* **The problem**:
Locate every line in the material below that has the word "document". Copy each of those lines.
+===+
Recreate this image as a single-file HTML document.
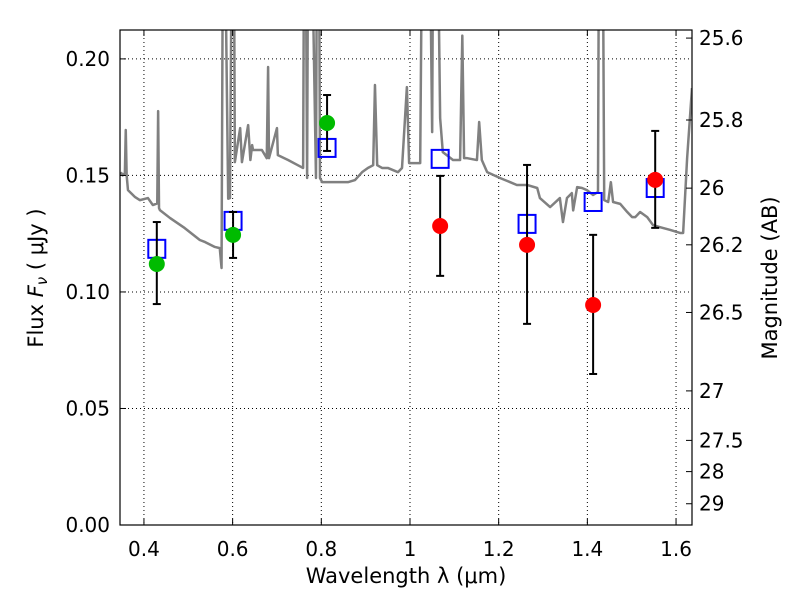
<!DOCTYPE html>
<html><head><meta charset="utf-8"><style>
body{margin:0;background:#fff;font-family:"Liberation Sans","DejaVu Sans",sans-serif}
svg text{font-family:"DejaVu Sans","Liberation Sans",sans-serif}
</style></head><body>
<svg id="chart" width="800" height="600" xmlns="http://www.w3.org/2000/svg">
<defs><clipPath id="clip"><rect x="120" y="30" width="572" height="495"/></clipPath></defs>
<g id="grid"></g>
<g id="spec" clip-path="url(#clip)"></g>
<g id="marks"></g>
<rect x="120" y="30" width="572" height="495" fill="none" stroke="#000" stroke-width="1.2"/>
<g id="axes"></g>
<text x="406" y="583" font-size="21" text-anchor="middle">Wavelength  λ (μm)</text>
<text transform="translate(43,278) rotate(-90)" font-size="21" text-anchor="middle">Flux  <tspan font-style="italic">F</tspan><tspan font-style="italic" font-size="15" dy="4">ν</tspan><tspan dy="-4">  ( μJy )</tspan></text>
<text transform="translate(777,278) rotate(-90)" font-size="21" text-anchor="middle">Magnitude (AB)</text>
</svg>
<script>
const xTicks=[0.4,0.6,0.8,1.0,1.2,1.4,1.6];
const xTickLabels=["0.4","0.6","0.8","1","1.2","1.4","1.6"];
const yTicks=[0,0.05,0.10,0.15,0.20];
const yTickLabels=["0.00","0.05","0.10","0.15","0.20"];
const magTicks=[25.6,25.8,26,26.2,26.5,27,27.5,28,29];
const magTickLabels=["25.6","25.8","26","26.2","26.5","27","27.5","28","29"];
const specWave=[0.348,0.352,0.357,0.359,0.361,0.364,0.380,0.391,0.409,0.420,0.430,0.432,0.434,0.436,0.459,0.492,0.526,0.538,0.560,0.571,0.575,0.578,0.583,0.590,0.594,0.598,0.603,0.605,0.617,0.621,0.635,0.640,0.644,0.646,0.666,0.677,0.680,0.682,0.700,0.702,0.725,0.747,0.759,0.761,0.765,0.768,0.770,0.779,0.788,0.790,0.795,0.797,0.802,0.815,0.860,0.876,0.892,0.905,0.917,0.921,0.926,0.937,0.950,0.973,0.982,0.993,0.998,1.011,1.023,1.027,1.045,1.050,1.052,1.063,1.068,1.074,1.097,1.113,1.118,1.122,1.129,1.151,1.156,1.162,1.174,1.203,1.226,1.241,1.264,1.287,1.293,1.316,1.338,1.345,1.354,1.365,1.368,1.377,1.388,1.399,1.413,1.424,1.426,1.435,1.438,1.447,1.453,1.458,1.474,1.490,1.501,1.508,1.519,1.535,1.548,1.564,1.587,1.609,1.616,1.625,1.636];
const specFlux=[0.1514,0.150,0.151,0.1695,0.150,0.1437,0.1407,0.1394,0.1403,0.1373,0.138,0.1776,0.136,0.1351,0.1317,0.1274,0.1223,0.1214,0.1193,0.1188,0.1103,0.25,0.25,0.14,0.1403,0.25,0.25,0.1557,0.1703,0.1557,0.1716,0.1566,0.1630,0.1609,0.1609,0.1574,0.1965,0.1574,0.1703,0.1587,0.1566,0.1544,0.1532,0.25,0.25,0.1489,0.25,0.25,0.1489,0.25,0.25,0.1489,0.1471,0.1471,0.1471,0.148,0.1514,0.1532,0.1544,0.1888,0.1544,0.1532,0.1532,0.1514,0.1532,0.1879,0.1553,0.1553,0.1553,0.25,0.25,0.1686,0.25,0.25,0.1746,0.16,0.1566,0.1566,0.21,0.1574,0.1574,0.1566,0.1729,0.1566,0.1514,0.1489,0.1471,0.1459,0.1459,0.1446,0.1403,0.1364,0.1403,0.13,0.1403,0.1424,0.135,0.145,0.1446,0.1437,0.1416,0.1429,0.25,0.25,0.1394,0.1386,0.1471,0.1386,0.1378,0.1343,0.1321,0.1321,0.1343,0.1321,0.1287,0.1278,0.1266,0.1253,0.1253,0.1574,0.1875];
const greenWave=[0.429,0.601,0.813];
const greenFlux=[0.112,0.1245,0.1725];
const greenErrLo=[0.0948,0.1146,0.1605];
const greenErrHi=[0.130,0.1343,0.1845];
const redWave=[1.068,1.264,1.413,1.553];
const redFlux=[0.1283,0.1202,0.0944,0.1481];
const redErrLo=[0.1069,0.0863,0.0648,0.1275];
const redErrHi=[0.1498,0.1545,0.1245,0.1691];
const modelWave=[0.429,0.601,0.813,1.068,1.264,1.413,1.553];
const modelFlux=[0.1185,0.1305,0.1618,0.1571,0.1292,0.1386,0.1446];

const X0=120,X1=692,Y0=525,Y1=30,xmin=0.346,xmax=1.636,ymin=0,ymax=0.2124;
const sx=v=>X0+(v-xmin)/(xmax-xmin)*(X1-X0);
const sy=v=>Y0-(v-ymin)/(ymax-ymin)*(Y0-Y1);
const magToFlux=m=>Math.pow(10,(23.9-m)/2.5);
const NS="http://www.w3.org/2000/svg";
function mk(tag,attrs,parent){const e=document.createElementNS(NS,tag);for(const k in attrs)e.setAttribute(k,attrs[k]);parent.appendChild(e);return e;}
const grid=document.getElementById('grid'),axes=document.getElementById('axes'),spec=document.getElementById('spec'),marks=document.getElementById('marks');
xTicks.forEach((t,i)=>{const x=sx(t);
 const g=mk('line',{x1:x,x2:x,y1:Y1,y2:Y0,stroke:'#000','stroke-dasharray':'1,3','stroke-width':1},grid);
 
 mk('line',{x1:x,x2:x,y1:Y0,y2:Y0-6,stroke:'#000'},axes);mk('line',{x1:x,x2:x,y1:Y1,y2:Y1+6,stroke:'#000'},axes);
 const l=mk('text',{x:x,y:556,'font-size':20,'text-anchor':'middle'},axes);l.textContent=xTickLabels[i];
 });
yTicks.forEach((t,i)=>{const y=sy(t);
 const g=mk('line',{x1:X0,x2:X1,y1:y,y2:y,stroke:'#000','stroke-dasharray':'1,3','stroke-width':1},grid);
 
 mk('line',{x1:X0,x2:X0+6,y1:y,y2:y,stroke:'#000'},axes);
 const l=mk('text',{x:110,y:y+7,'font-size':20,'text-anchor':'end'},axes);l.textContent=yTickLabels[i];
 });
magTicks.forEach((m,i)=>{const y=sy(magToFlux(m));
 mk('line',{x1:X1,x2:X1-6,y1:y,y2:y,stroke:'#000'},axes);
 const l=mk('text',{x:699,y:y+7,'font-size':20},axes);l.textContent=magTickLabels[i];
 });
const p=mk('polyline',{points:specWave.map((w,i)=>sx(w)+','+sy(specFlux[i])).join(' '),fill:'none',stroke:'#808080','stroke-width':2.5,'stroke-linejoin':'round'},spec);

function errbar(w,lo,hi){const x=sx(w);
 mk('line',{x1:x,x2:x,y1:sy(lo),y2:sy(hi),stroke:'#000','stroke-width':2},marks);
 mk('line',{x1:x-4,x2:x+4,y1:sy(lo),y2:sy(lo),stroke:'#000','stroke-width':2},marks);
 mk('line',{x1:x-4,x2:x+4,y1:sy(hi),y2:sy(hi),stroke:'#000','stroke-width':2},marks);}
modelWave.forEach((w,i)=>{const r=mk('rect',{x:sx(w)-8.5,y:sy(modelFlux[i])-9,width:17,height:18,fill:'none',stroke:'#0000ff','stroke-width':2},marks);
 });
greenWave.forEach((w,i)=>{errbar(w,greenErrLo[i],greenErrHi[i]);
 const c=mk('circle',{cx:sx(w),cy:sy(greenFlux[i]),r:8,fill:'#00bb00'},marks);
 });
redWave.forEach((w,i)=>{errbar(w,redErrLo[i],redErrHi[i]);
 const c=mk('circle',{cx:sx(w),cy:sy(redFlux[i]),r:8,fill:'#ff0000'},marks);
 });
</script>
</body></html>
+===+
* **Reply to the task**:
Recreate this image as a single-file HTML document.
function mk(tag,attrs,parent){const e=document.createElementNS(NS,tag);for(const k in attrs)e.setAttribute(k,attrs[k]);parent.appendChild(e);return e;}
const grid=document.getElementById('grid'),axes=document.getElementById('axes'),spec=document.getElementById('spec'),marks=document.getElementById('marks');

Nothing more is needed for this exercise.